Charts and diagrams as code
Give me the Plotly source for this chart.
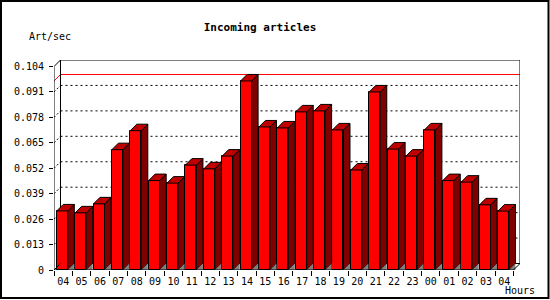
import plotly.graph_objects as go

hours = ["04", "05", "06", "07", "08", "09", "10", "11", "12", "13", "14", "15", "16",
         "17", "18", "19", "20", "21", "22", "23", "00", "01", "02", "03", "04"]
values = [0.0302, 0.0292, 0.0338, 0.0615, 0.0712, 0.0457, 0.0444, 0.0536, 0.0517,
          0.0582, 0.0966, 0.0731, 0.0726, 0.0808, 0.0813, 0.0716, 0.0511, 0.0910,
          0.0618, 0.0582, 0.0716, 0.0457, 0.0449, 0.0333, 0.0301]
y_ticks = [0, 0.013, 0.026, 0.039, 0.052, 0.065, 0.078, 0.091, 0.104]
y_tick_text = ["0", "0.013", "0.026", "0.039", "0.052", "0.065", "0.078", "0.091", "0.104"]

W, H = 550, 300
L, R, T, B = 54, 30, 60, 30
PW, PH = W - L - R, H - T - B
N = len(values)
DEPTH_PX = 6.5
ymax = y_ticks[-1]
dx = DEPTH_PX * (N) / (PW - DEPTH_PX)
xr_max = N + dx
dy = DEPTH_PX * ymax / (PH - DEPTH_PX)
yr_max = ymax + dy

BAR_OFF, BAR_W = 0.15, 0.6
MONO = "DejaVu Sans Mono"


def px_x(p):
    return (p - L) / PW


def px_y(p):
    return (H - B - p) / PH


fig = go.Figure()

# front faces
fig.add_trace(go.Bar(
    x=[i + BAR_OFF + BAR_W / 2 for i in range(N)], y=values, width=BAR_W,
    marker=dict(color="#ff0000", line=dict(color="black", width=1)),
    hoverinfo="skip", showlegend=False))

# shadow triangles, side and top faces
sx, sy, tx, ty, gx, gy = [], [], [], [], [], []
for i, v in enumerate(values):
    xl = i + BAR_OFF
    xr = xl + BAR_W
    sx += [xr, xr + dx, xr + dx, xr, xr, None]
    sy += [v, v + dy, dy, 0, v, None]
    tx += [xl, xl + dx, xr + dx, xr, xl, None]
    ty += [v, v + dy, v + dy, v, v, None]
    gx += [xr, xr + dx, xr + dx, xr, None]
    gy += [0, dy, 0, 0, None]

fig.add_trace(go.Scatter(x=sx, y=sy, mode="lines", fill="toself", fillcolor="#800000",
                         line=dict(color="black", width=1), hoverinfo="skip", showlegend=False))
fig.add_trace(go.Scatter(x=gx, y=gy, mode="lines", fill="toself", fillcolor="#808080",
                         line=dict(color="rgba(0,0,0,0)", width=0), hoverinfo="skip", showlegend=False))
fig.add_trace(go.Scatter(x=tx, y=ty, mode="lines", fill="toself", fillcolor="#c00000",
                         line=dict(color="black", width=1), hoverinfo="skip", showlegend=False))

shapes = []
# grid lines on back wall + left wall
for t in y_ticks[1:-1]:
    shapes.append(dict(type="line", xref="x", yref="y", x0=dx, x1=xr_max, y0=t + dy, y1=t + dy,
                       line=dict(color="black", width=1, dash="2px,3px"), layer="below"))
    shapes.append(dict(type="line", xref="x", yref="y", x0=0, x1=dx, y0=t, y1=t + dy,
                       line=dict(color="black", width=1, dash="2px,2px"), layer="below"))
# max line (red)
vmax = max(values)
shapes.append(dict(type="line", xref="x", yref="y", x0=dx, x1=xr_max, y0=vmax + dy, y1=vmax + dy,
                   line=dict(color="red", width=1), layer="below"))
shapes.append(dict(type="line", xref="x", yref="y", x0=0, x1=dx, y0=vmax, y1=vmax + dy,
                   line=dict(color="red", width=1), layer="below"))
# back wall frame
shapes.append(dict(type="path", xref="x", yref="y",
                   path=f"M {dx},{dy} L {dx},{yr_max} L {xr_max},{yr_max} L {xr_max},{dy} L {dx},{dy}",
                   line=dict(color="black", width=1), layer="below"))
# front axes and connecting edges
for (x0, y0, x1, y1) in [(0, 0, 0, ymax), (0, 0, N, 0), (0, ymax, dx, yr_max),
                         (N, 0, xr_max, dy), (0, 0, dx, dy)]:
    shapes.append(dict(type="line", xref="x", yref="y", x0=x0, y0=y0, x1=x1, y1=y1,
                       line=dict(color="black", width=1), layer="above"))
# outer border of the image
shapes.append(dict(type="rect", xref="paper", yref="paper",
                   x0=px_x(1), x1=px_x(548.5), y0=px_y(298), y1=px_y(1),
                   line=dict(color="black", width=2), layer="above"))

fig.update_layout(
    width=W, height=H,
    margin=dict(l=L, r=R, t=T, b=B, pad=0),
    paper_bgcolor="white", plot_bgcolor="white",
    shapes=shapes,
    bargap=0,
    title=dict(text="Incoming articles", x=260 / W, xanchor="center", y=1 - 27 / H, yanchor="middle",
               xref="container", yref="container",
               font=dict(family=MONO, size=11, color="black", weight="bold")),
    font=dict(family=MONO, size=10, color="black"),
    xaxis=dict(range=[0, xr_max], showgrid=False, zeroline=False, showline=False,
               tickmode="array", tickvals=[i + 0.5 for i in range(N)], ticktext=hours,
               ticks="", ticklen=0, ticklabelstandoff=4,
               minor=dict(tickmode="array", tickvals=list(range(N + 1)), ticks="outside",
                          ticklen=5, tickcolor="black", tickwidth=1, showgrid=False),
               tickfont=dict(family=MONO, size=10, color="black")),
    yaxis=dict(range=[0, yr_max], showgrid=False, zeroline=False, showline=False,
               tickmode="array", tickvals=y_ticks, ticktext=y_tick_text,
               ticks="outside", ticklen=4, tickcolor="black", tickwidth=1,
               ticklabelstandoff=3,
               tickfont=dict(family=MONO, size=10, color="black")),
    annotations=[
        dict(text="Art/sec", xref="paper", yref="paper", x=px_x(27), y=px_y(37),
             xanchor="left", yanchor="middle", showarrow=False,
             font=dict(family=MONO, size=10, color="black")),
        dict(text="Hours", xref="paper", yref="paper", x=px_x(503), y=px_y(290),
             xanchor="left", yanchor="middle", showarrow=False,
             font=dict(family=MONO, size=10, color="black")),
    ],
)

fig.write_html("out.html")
* * *
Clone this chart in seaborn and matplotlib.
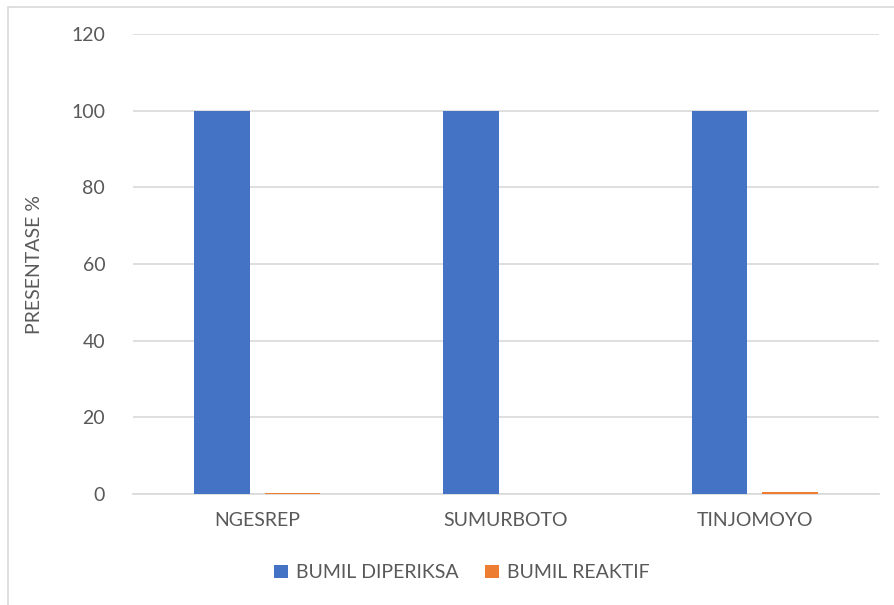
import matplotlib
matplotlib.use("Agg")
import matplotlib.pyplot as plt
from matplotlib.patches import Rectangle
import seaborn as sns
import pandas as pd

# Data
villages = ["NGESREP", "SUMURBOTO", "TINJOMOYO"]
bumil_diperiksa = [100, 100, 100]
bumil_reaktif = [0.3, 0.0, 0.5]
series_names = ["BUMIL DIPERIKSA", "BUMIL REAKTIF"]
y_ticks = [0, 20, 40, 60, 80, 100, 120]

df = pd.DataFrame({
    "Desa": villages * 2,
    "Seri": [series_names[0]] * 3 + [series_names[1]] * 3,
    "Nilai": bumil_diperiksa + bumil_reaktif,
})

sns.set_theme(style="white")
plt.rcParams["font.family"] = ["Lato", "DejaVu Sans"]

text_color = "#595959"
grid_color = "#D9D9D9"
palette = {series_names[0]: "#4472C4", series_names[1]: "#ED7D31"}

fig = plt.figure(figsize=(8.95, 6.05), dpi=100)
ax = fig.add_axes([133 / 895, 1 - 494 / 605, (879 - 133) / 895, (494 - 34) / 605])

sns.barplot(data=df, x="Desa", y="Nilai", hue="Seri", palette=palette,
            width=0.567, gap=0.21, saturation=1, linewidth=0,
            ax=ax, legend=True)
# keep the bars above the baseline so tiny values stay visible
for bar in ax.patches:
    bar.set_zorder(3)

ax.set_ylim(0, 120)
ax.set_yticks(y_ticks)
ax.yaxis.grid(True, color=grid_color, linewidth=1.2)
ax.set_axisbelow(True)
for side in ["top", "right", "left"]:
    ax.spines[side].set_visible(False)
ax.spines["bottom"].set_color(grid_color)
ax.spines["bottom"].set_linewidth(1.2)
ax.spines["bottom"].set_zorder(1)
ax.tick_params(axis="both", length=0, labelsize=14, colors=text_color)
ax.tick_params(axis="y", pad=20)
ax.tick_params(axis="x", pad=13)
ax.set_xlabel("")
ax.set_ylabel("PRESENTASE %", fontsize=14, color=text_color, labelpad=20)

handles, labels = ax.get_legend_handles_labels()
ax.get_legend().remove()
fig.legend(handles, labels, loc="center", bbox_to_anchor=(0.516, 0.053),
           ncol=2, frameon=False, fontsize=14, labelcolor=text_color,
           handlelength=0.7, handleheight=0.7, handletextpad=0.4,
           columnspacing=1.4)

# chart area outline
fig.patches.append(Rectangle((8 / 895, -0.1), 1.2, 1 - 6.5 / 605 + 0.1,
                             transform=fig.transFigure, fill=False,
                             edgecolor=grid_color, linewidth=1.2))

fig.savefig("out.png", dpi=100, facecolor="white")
--
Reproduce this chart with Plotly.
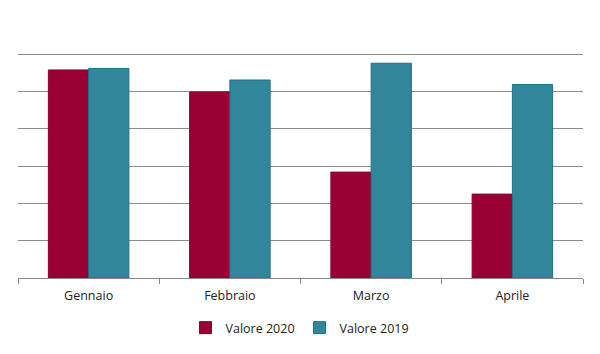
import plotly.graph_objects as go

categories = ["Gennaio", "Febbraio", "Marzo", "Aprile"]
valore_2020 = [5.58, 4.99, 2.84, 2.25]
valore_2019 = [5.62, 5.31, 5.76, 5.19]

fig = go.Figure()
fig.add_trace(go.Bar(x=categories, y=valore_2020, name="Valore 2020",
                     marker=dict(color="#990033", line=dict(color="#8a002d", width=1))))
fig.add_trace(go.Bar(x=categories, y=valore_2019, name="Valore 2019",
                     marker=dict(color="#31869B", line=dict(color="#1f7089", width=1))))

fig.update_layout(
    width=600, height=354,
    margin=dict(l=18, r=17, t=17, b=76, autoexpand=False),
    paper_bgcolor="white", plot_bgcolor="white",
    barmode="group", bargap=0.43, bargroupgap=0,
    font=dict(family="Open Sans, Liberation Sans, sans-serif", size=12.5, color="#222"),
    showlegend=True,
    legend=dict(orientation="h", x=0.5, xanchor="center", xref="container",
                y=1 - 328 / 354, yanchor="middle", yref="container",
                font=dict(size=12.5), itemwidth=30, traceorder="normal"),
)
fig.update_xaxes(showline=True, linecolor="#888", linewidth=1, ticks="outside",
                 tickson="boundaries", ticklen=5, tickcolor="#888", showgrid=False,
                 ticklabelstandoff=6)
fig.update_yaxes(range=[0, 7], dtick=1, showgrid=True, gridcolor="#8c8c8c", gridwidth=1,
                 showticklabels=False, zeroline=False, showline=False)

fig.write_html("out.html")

SHORT EXERCISE: Extract the part of the records that opens with the line containing "Give me the Plotly source for this chart." and closes with the line containing "gy += [0, dy, 0, 0, None]". Take only those lines, exactly, and no pictures.

CORRECT RESPONSE:
Give me the Plotly source for this chart.
import plotly.graph_objects as go

hours = ["04", "05", "06", "07", "08", "09", "10", "11", "12", "13", "14", "15", "16",
         "17", "18", "19", "20", "21", "22", "23", "00", "01", "02", "03", "04"]
values = [0.0302, 0.0292, 0.0338, 0.0615, 0.0712, 0.0457, 0.0444, 0.0536, 0.0517,
          0.0582, 0.0966, 0.0731, 0.0726, 0.0808, 0.0813, 0.0716, 0.0511, 0.0910,
          0.0618, 0.0582, 0.0716, 0.0457, 0.0449, 0.0333, 0.0301]
y_ticks = [0, 0.013, 0.026, 0.039, 0.052, 0.065, 0.078, 0.091, 0.104]
y_tick_text = ["0", "0.013", "0.026", "0.039", "0.052", "0.065", "0.078", "0.091", "0.104"]

W, H = 550, 300
L, R, T, B = 54, 30, 60, 30
PW, PH = W - L - R, H - T - B
N = len(values)
DEPTH_PX = 6.5
ymax = y_ticks[-1]
dx = DEPTH_PX * (N) / (PW - DEPTH_PX)
xr_max = N + dx
dy = DEPTH_PX * ymax / (PH - DEPTH_PX)
yr_max = ymax + dy

BAR_OFF, BAR_W = 0.15, 0.6
MONO = "DejaVu Sans Mono"


def px_x(p):
    return (p - L) / PW


def px_y(p):
    return (H - B - p) / PH


fig = go.Figure()

# front faces
fig.add_trace(go.Bar(
    x=[i + BAR_OFF + BAR_W / 2 for i in range(N)], y=values, width=BAR_W,
    marker=dict(color="#ff0000", line=dict(color="black", width=1)),
    hoverinfo="skip", showlegend=False))

# shadow triangles, side and top faces
sx, sy, tx, ty, gx, gy = [], [], [], [], [], []
for i, v in enumerate(values):
    xl = i + BAR_OFF
    xr = xl + BAR_W
    sx += [xr, xr + dx, xr + dx, xr, xr, None]
    sy += [v, v + dy, dy, 0, v, None]
    tx += [xl, xl + dx, xr + dx, xr, xl, None]
    ty += [v, v + dy, v + dy, v, v, None]
    gx += [xr, xr + dx, xr + dx, xr, None]
    gy += [0, dy, 0, 0, None]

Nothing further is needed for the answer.